When I saw AC for the first time, many asked what it felt like. I couldn’t answer yesterday as my brain was too full and I hadn’t ‘unpacked’ it yet.  But now that I have had time to think and reflect, the words that come into my head is ‘relief and satisfaction’.  I did think he looked younger that portrayed in the artist sketches that I had seen.  Some might think that would be a funny word of description.  But if I tried to explain it, this is how it would sound. The words that I felt were ‘relief and satisfaction’.  

And these are the reasons why:  

  • because the trial here in the Netherlands has been postponed a numerous, it was good to see that the trial was in its 5th session day
  • we were able to see what AC really looks like
  • we were able to hear his voice
  • to know that other victims and families were able to find strength to share their testimony of what happened to them to show the courts that they want to see the person responsible held accountable for their actions

During the trial today, the words of “I remain silent” will be etched in my brain forever. You would think that if a person accused of a crime believes he is innocent or not guilty, he/she would speak up and share the reasons why.  These are many observations of court today and were put out to the media gallery.

** Aydin appears to be smiling in court while judge is speaking to him and the courts about this. Judge calls him out ‘This is not a game. This is serious. Why do you not speak?”

** AC response to judges questioning: “I remain silent”

A takeaway for me is that there were many victims from all over the world and that extortion or sextortion as we now call it was quite evident.

One of the main questions that continues to stick in my head is this one – ” How did you feel when you saw Mr Coban in person?” “How angry do you feel?” “What do you want as a consequence for Mr Coban” “How do you feel when he does not speak?”

Here are my answers that I quite strongly speak out loud:

1. How did you feel when you saw Mr Coban in person?

My first reaction when I saw him was – “Wow!! So that’s really him. The #@$%” It was quick and it was brief. He entered the courtroom. Turned to probably say hello to the other member of the defence team and then sat down. Did he know I was there? I am sure he did. It would be more interesting to find out what he was thinking when he found I would be in the courtroom or even in the Netherlands for this trial. ( I was in the actual courtroom to see him, but then went somewhere else to listen to the trial with a translator. Seeing the back of his only for the rest of the morning.) The short glimpse of him certainly made this part of the journey more real.
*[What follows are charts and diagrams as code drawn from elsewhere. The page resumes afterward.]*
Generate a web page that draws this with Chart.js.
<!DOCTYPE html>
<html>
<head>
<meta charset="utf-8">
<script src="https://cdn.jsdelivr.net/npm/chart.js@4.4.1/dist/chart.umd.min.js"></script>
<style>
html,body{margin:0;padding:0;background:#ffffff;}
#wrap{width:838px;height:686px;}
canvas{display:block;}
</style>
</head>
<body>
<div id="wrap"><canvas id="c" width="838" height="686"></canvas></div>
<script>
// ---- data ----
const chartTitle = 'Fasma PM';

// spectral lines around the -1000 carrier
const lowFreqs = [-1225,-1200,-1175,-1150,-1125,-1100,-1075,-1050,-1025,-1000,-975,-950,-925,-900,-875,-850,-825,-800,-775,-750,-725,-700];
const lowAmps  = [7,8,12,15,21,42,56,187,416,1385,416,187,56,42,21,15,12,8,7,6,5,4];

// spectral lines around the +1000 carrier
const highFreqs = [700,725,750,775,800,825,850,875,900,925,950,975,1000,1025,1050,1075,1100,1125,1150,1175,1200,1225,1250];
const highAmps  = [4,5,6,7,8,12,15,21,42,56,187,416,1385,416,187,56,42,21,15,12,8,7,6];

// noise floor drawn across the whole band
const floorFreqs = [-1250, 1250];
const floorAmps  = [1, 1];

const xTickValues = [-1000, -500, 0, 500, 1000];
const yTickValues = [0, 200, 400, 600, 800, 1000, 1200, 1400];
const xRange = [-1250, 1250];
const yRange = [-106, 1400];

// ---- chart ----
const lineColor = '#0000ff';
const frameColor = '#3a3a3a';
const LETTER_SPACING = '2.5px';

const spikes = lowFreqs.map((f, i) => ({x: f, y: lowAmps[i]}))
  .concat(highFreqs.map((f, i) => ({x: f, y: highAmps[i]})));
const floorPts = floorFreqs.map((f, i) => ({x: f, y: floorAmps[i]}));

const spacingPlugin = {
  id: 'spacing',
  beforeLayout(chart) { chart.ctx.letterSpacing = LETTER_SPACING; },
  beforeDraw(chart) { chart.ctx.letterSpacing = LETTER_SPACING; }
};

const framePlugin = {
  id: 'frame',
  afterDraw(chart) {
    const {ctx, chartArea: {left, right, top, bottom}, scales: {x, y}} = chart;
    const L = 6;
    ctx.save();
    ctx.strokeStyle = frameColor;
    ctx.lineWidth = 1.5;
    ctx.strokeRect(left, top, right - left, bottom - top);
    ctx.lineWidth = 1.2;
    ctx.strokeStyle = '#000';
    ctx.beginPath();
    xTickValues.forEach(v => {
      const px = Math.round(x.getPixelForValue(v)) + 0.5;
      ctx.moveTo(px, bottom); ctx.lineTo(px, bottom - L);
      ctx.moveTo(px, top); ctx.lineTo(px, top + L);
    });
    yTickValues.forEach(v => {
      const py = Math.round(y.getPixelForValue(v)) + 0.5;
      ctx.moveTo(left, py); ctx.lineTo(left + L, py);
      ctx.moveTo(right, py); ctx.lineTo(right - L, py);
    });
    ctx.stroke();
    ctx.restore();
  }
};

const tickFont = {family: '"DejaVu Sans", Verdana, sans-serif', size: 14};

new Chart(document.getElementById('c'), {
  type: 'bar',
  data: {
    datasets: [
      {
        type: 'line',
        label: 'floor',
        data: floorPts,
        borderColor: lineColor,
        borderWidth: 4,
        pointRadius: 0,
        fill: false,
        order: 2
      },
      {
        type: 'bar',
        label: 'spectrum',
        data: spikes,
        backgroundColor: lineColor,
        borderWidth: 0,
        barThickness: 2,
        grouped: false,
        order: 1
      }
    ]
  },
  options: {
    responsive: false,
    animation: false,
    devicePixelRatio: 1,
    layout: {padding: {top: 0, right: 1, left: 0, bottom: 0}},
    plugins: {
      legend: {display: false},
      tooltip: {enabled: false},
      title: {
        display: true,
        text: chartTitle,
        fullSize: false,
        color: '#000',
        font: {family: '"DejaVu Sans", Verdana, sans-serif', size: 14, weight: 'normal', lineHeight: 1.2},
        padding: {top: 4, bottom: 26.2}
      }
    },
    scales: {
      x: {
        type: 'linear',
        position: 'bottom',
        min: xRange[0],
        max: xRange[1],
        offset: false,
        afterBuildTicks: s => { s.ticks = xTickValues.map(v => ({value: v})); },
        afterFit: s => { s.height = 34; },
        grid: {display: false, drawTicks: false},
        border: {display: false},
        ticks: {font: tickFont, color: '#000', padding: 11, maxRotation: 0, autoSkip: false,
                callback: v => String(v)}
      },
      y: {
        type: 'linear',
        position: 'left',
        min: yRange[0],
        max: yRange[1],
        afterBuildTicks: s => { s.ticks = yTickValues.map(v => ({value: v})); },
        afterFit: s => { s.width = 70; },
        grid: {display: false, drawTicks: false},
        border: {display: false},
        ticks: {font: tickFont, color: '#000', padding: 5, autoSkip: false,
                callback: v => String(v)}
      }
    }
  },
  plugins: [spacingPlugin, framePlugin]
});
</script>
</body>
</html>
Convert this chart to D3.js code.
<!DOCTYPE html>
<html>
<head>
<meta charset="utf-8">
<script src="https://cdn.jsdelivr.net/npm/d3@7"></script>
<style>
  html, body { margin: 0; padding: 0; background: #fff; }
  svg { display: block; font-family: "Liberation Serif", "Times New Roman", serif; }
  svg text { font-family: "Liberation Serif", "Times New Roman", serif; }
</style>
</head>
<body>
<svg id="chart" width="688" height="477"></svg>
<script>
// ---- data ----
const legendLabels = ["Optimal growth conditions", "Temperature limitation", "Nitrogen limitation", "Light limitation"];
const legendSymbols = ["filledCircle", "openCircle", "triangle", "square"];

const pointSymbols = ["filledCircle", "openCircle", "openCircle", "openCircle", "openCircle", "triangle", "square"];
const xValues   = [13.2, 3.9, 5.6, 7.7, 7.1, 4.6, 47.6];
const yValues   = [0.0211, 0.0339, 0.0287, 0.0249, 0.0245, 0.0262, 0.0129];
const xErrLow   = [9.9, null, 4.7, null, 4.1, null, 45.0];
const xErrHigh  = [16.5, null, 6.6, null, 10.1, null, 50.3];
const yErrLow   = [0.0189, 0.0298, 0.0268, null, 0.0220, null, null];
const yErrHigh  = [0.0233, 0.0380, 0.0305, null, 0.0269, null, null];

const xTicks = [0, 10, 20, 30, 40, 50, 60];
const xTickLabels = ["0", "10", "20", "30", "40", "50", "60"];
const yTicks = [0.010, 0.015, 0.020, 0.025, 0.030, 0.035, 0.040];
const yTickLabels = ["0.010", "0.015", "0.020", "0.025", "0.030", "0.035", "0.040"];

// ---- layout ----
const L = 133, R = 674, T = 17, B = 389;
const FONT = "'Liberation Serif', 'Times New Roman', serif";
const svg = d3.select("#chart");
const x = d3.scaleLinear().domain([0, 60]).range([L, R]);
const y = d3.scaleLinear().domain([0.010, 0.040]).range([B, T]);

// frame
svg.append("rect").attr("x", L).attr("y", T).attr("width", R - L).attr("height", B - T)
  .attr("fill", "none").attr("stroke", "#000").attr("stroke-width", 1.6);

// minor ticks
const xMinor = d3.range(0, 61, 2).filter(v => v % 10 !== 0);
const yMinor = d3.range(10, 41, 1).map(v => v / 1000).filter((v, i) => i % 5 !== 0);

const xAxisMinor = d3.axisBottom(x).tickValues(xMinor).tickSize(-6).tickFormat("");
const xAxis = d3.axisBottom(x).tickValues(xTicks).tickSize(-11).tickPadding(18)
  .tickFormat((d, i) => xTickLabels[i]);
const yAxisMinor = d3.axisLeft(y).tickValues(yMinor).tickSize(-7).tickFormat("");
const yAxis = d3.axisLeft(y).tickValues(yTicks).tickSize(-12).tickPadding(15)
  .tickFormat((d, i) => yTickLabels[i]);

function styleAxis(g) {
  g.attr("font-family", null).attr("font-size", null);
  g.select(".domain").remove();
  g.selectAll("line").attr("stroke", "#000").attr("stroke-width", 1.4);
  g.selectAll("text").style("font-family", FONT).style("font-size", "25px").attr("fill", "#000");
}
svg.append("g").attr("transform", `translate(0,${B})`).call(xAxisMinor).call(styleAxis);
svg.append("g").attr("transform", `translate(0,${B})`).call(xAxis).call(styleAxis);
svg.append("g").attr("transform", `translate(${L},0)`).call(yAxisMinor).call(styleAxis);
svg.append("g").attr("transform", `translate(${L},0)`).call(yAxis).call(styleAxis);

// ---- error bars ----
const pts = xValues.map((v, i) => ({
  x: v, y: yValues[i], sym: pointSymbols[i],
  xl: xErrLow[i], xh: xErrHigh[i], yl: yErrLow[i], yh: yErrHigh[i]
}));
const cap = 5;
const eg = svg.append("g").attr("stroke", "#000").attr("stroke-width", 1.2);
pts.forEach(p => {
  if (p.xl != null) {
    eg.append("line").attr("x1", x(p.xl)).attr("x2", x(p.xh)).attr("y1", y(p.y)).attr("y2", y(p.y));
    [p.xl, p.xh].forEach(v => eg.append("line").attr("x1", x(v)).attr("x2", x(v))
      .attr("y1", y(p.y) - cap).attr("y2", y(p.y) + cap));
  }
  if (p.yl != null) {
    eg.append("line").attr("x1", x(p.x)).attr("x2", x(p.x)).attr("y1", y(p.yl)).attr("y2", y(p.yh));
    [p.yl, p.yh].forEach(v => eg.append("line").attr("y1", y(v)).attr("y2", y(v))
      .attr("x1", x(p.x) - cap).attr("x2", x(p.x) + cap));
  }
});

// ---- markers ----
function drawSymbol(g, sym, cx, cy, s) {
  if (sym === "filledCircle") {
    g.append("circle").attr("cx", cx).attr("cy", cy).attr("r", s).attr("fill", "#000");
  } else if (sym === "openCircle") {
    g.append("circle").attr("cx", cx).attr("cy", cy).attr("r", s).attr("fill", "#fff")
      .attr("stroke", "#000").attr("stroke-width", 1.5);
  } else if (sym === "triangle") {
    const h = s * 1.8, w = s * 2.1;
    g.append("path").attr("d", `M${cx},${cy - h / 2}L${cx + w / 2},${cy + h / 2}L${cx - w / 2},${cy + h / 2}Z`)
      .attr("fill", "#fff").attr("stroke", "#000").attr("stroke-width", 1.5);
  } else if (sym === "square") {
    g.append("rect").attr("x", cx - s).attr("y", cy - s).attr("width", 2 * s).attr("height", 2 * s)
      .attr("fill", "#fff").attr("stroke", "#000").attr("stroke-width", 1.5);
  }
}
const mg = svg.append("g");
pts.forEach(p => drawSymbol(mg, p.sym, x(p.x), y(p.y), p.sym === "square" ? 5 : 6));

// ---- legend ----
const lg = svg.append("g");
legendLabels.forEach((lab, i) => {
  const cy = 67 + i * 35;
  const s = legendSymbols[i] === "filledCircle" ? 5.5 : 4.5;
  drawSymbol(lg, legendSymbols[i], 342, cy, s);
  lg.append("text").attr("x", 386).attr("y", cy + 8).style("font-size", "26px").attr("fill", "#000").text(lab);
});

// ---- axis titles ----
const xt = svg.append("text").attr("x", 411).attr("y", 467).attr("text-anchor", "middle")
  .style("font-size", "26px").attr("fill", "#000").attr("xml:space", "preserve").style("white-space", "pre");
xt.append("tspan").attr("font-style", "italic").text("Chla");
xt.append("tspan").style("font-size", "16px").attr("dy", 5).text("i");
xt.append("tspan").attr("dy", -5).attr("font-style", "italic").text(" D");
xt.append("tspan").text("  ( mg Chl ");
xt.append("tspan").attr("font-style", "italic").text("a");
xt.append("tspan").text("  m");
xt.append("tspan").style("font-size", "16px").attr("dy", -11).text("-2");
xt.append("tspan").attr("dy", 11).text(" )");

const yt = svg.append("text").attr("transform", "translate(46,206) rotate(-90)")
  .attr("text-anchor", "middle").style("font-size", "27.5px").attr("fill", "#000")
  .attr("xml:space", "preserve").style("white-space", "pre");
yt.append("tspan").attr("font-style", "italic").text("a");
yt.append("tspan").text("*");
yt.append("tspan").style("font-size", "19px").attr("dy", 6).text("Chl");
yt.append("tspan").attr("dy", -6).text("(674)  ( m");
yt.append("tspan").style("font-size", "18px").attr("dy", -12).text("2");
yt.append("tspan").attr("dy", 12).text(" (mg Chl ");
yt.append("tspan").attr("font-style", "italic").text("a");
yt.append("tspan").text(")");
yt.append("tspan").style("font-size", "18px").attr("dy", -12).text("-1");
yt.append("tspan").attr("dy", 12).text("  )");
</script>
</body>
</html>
2. “How angry do you feel?”

I have said this more than once, I am beyond anger and don’t hold it or feel it at this point in time. Angry gets nothing accomplished and there is more power in being calm and rational. I feel sadness for Mr Coban and any other individual who feels that they have to inflict behaviours such as this onto others. Especially young others. Because as we all know now, the feeling of being victimized spreads more than to the victims themselves as families and friends are now part of the group. I was angry at Amanda for not being strong enough to hold on in this world. Angry doesn’t help to change the ways we speak, enforce rules, change legislation or help us heal. Angry doesn’t allow us to be a voice that others will listen to. I

3. “What do you want as a consequence for Mr Coban”

No idea. I trust that the justice system will see all the evidence, listen to the testimonies and make a decision which we will all hopefully) be satisfied with. One of the majors would be to take internet access away forever for Mr Coban as he has proven that he cannot use it appropriately.

4. “How do you feel when he does not speak?”

It is more interesting to see his words when he does decide to utter some. The words ‘rubbish’ came out today from him.

That’s all for now. #Justice4Amanda and all the other victims.